No mention was made of a contract with the foundation two weeks ago, he added, which the nonprofit found out about a day before the council meeting.

“We don’t feel that such short notice gives us a reasonable opportunity to provide input,” he said.

The nonprofit submitted a letter to the council just before its June 16 meeting, which again set out Helpline House’s “deep concerns” about the proposal to contract with BCF.

In the letter, the Helpline House board asked the city to postpone its decision, and the board accused the foundation of having closed-door meetings with the city to develop the proposal. The board also said the foundation’s special access created a conflict of interest, and it also said the foundation had a lack of experience in advising municipal governments on how to spend taxpayer dollars on human services.

The process, the letter said, had not been “open, honest or fair.”

Council defends process

But Councilman Val Tollefson said he had been threatened by Grindeland, whom Tollefson said had vowed to contact the newspaper about Helpline House’s opposition to the city’s move to get assistance from the foundation.

Tollefson said the council was being accused of running the whole process behind closed doors.

“Nothing could be further from the truth,” he said. “And I’m surprised that you think that.”

Tollefson said one of his first meetings was with the executive director of Helpline House, and he recalled other meetings about the proposal.

“We’ve met with executive directors as groups, we’ve met with executive directors as individuals, and this process has been as transparent as a process can be,” Tollefson said.

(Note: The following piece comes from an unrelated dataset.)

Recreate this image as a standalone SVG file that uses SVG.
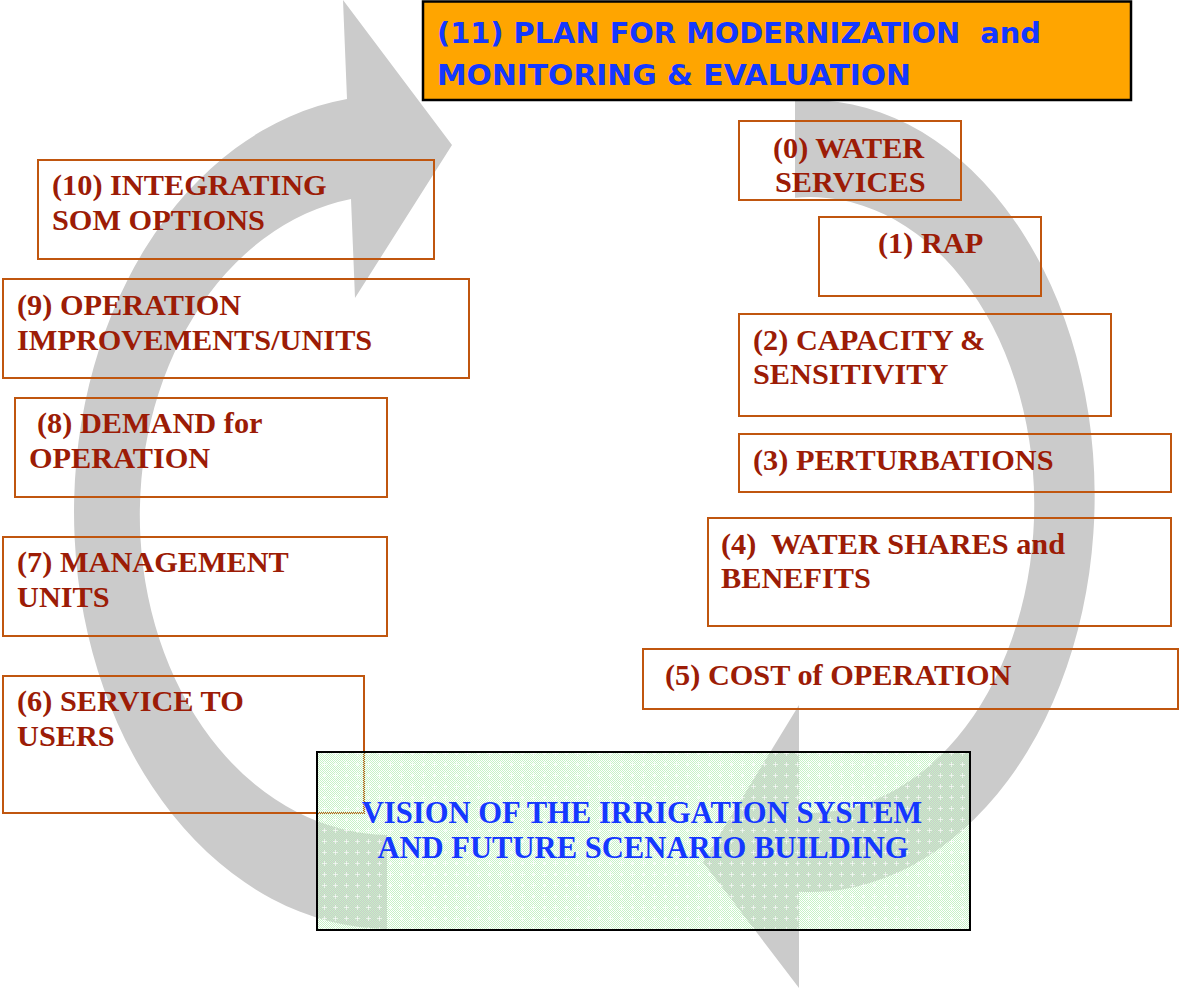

“I take personal affront,” he added, to the tone of the letter. “I think this process has been very well-run. I understand you don’t like the result, and that’s what it is, but I’m proud of the work we’ve done.”

Mayor Anne Blair said nonprofit organizations had been in the loop about the city’s plans.

She said the city had a profound responsibility to taxpayers to be accountable and open on how public funds are spent.

The proposal passed on a 5-0 vote. Councilman Roger Townsend and Councilwoman Sarah Blossom were absent.